## What you will do
Begin with the first line of the material and write out each line exactly, ending with the line that contains "const targetDistance = 493;". Pictures are not part of the copy.

## Material provided
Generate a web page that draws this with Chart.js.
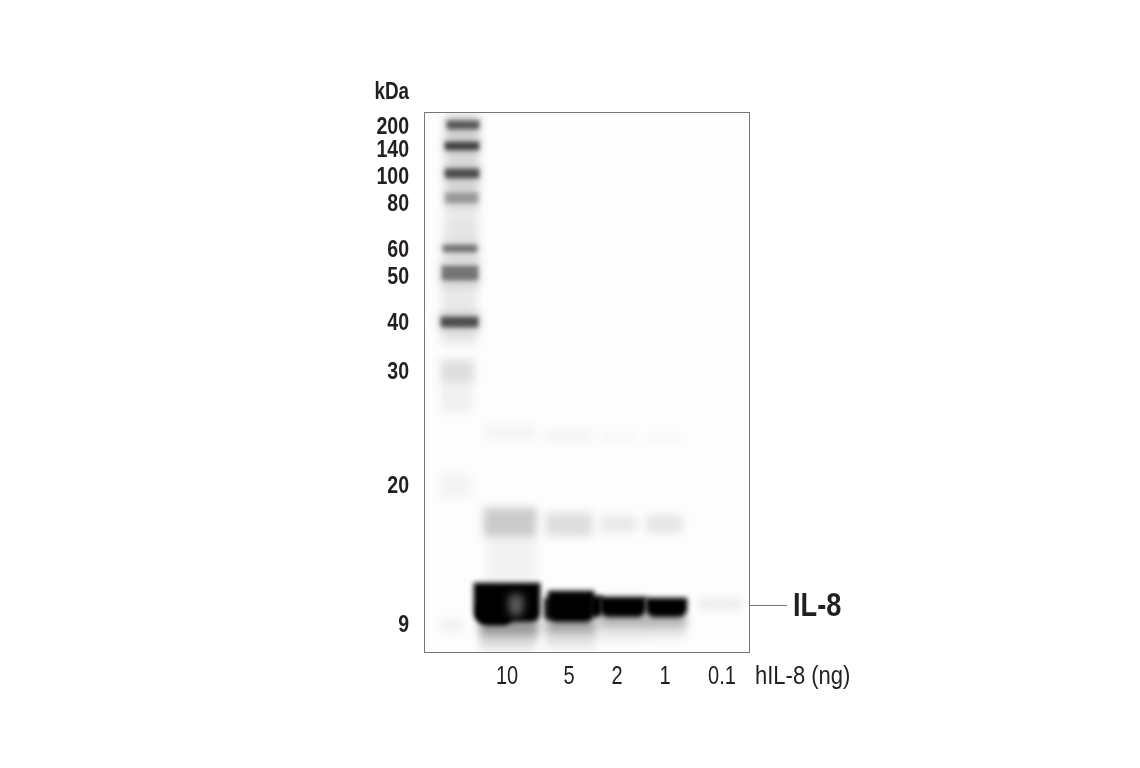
<!DOCTYPE html>
<html lang="en">
<head>
    <meta charset="UTF-8">
    <title>IL-8 western blot</title>
    <script src="https://cdn.jsdelivr.net/npm/chart.js"></script>
    <style>
        body { margin: 0; background: #fff; }
    </style>
</head>
<body>
    <canvas id="blot" width="1140" height="768"></canvas>

    <script>
        // Ladder labels and how far each one migrated down the membrane
        const markerKDa = [200, 140, 100, 80, 60, 50, 40, 30, 20, 9];
        const markerDistance = [14, 37, 64, 91, 137, 164, 210, 259, 373, 512];

        // Sample lanes along the membrane
        const laneLabels = ["10", "5", "2", "1", "0.1"];
        const lanePosition = [83, 145, 193, 241, 298];
        const targetDistance = 493;

        // Bands: lateral extent, migration extent, signal (0-1)
        const bandLeft = [22, 21, 20, 18, 17, 17, 16, 21, 19, 19, 19, 17, 16, 15, 23, 21, 21, 21, 19, 18, 17, 18,
            60, 62, 62, 56, 56, 56, 50, 54,
            122, 122, 122, 122, 122, 124, 166, 120,
            176, 176, 176, 176, 176, 176,
            222, 222, 222, 222, 222, 222,
            274];
        const bandRight = [54, 54, 54, 53, 50, 48, 46, 57, 57, 57, 56, 55, 56, 56, 55, 55, 55, 54, 53, 54, 54, 38,
            112, 112, 112, 114, 114, 112, 116, 88,
            168, 168, 172, 172, 172, 170, 178, 130,
            212, 212, 222, 222, 222, 222,
            258, 258, 262, 262, 262, 263,
            318];
        const bandTop = [4, 90, 110, 168, 248, 270, 362, 5, 26, 53, 77, 130, 149, 201, 9, 30, 57, 81, 133, 154, 205, 508,
            396, 313, 424, 508, 510, 526, 471, 492,
            401, 318, 508, 508, 520, 479, 484, 486,
            404, 320, 503, 503, 515, 485,
            403, 320, 503, 503, 515, 486,
            488];
        const bandBottom = [90, 110, 150, 233, 270, 300, 386, 21, 42, 70, 95, 143, 173, 219, 17, 38, 66, 91, 140, 168, 215, 520,
            424, 328, 470, 520, 527, 538, 510, 513,
            424, 330, 516, 522, 535, 510, 505, 508,
            420, 330, 511, 516, 528, 505,
            421, 330, 511, 516, 526, 505,
            496];
        const bandSignal = [0.12, 0.08, 0.09, 0.08, 0.12, 0.05, 0.035, 0.12, 0.12, 0.12, 0.08, 0.08, 0.15, 0.15, 0.55, 0.65, 0.6, 0.26, 0.45, 0.45, 0.6, 0.05,
            0.2, 0.03, 0.04, 0.24, 0.24, 0.1, 1, 1,
            0.12, 0.03, 0.2, 0.24, 0.1, 1, 1, 0.8,
            0.08, 0.02, 0.15, 0.2, 0.08, 1,
            0.09, 0.02, 0.15, 0.2, 0.08, 1,
            0.08];

        // Burned-out centre of the overloaded 10 ng band: extent and remaining grey level
        const burnoutX = 92;
        const burnoutHalfWidth = 7;
        const burnoutExtent = [483, 504];
        const burnoutGrey = 95;

        const sansFont = "'Liberation Sans', sans-serif";
        const inkColor = "#231f20";

        // Each band is a floating bar, softened with a blur while it is drawn
        const datasets = bandSignal.map(function (signal, i) {
            return {
                label: "band " + i,
                data: [{ x: (bandLeft[i] + bandRight[i]) / 2, y: [bandTop[i], bandBottom[i]] }],
                barThickness: bandRight[i] - bandLeft[i],
                backgroundColor: "rgba(0,0,0," + signal + ")",
                borderWidth: 0,
                borderRadius: signal > 0.7 ? 9 : 2,
                grouped: false
            };
        });
        // order -1 puts the burnout on top of the black band
        datasets.push({
            label: "burnout",
            data: [{ x: burnoutX, y: burnoutExtent }],
            barThickness: burnoutHalfWidth * 2,
            backgroundColor: "rgb(" + burnoutGrey + "," + burnoutGrey + "," + burnoutGrey + ")",
            borderWidth: 0,
            borderRadius: 7,
            grouped: false,
            order: -1
        });

        const blurPlugin = {
            id: "blur",
            beforeDatasetDraw(chart, args) {
                const signal = bandSignal[args.index];
                let blur = 4;
                if (signal > 0.7) blur = 2.8;
                else if (signal >= 0.25) blur = 2.2;
                chart.ctx.save();
                chart.ctx.filter = "blur(" + blur + "px)";
            },
            afterDatasetDraw(chart) {
                chart.ctx.restore();
            }
        };

        // No condensed font is installed, so labels are squeezed horizontally
        function drawLabel(ctx, text, x, y, font, align, squeeze) {
            ctx.save();
            ctx.translate(x, y);
            ctx.scale(squeeze, 1);
            ctx.font = font;
            ctx.textAlign = align;
            ctx.textBaseline = "middle";
            ctx.fillStyle = inkColor;
            ctx.fillText(text, 0, 0);
            ctx.restore();
        }

        // Membrane frame, target leader line and all text
        const framePlugin = {
            id: "frame",
            beforeDatasetsDraw(chart) {
                const a = chart.chartArea, ctx = chart.ctx;
                ctx.save();
                ctx.fillStyle = "#fdfdfd";
                ctx.fillRect(a.left, a.top, a.width, a.height);
                ctx.restore();
            },
            afterDraw(chart) {
                const a = chart.chartArea, ctx = chart.ctx;
                const xScale = chart.scales.x, yScale = chart.scales.y;
                const targetY = yScale.getPixelForValue(targetDistance);
                ctx.save();
                ctx.strokeStyle = "#777";
                ctx.lineWidth = 1;
                ctx.strokeRect(a.left + 0.5, a.top + 0.5, a.width, a.height);
                ctx.beginPath();
                ctx.moveTo(a.right, targetY + 0.5);
                ctx.lineTo(a.right + 38, targetY + 0.5);
                ctx.stroke();
                ctx.restore();

                yScale.ticks.forEach(function (tick) {
                    drawLabel(ctx, tick.label, a.left - 15, yScale.getPixelForValue(tick.value) + 2,
                        "bold 23px " + sansFont, "right", 0.85);
                });
                xScale.ticks.forEach(function (tick) {
                    drawLabel(ctx, tick.label, xScale.getPixelForValue(tick.value), a.bottom + 25.5,
                        "25px " + sansFont, "center", 0.8);
                });
                drawLabel(ctx, "kDa", a.left - 15, a.top - 19.5, "bold 23px " + sansFont, "right", 0.82);
                drawLabel(ctx, "IL-8", a.right + 44, targetY + 1.5, "bold 34px " + sansFont, "left", 0.8);
                drawLabel(ctx, "hIL-8 (ng)", a.right + 6, a.bottom + 25.5, "25px " + sansFont, "left", 0.88);
            }
        };

        new Chart(document.getElementById("blot"), {
            type: "bar",
            data: { datasets: datasets },
            options: {
                responsive: false,
                animation: false,
                layout: { padding: { left: 0, top: 112, right: 391, bottom: 56 } },
                plugins: { legend: { display: false }, tooltip: { enabled: false } },
                scales: {
                    x: {
                        type: "linear",
                        offset: false,
                        min: 0,
                        max: 325,
                        grid: { display: false, drawTicks: false },
                        border: { display: false },
                        afterFit: function (scale) { scale.height = 60; },
                        afterBuildTicks: function (scale) {
                            scale.ticks = lanePosition.map(function (v) { return { value: v }; });
                        },
                        ticks: {
                            display: false,
                            autoSkip: false,
                            callback: function (value) { return laneLabels[lanePosition.indexOf(value)]; }
                        }
                    },
                    y: {
                        type: "linear",
                        reverse: true,
                        min: 0,
                        max: 540,
                        grid: { display: false, drawTicks: false },
                        border: { display: false },
                        afterFit: function (scale) { scale.width = 424; },
                        afterBuildTicks: function (scale) {
                            scale.ticks = markerDistance.map(function (v) { return { value: v }; });
                        },
                        ticks: {
                            display: false,
                            autoSkip: false,
                            callback: function (value) { return markerKDa[markerDistance.indexOf(value)]; }
                        }
                    }
                }
            },
            plugins: [blurPlugin, framePlugin]
        });
    </script>
</body>
</html>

## Final answer
Generate a web page that draws this with Chart.js.
<!DOCTYPE html>
<html lang="en">
<head>
    <meta charset="UTF-8">
    <title>IL-8 western blot</title>
    <script src="https://cdn.jsdelivr.net/npm/chart.js"></script>
    <style>
        body { margin: 0; background: #fff; }
    </style>
</head>
<body>
    <canvas id="blot" width="1140" height="768"></canvas>

    <script>
        // Ladder labels and how far each one migrated down the membrane
        const markerKDa = [200, 140, 100, 80, 60, 50, 40, 30, 20, 9];
        const markerDistance = [14, 37, 64, 91, 137, 164, 210, 259, 373, 512];

        // Sample lanes along the membrane
        const laneLabels = ["10", "5", "2", "1", "0.1"];
        const lanePosition = [83, 145, 193, 241, 298];
        const targetDistance = 493;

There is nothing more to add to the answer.